Real Food Scoop | No. 48

In addition to masks and vaccines, we need affordable housing and workers’ rights to combat the pandemic.

 

Covid-19 continues to surge in successive waves as new variants emerge. In nearly all urban settings, the most vulnerable populations—low income workers, communities of color, the uninsured, and the unhoused—are bearing the brunt of these surges, even in the face of universally free vaccination.

new dispatch from Pandemic Research for the People (PReP), a research collective that includes our own Tanya Kerssen, takes an in-depth look at how Covid-19 has affected Los Angeles County, one of the most populous and diverse counties in the United States. In particular, it examines how precarious housing plus precarious work—particularly for those who labor in the food industry and gig economy—creates a fertile ground for the spread (and emergence of deadlier variants) of the virus.

Viewed in this light, mask mandates and increased vaccination rates—while critical—are simply not enough: we need to address the underlying causes of vulnerability. Providing affordable, safe, and stable housing is “both a moral imperative and a public health necessity” in the context of Covid-19 and to build long-term community resilience as a mitigation measure against future shocks. In addition, strengthening food and farm workers’ rights and protections, as well as supporting their right to organize, are some of the most powerful bulwarks against vulnerability as the nation re-opens and transitions out of lockdown.

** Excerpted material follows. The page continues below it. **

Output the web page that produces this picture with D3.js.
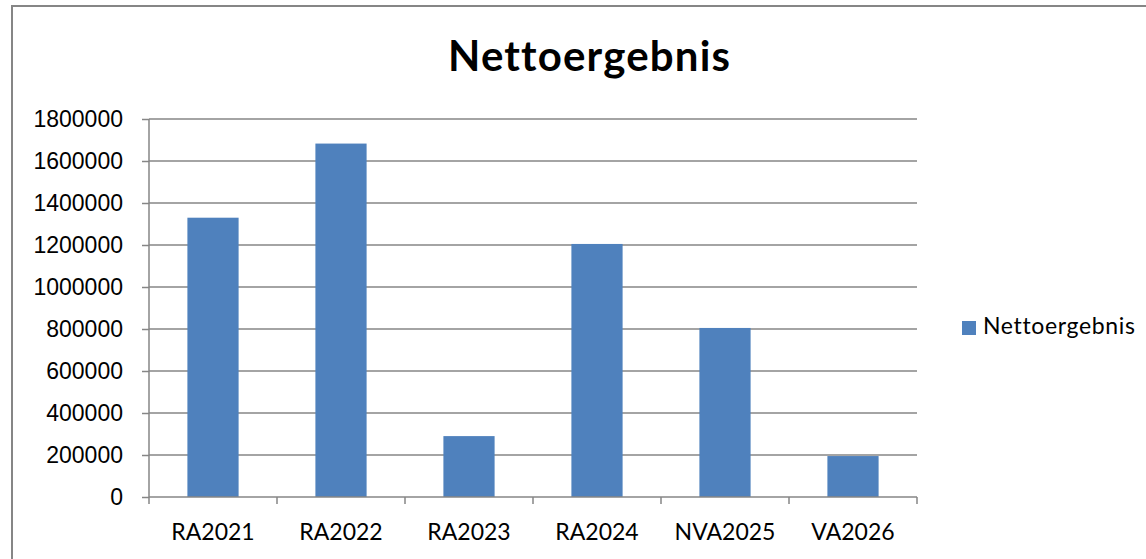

To truly defeat Covid-19, we need to shift to a treatment paradigm that encompasses the concept of “community immunity.” As Inflamed authors Rupa Marya and Raj Patel remind us: “immunity is not a problem that can be solved merely at the level of individual choice.” Housing instability, precarious work, poverty, and systemic racism (causes of chronic inflammation!) must be front and center if we are to truly emerge from this pandemic—and do so with stronger immunity and resilience.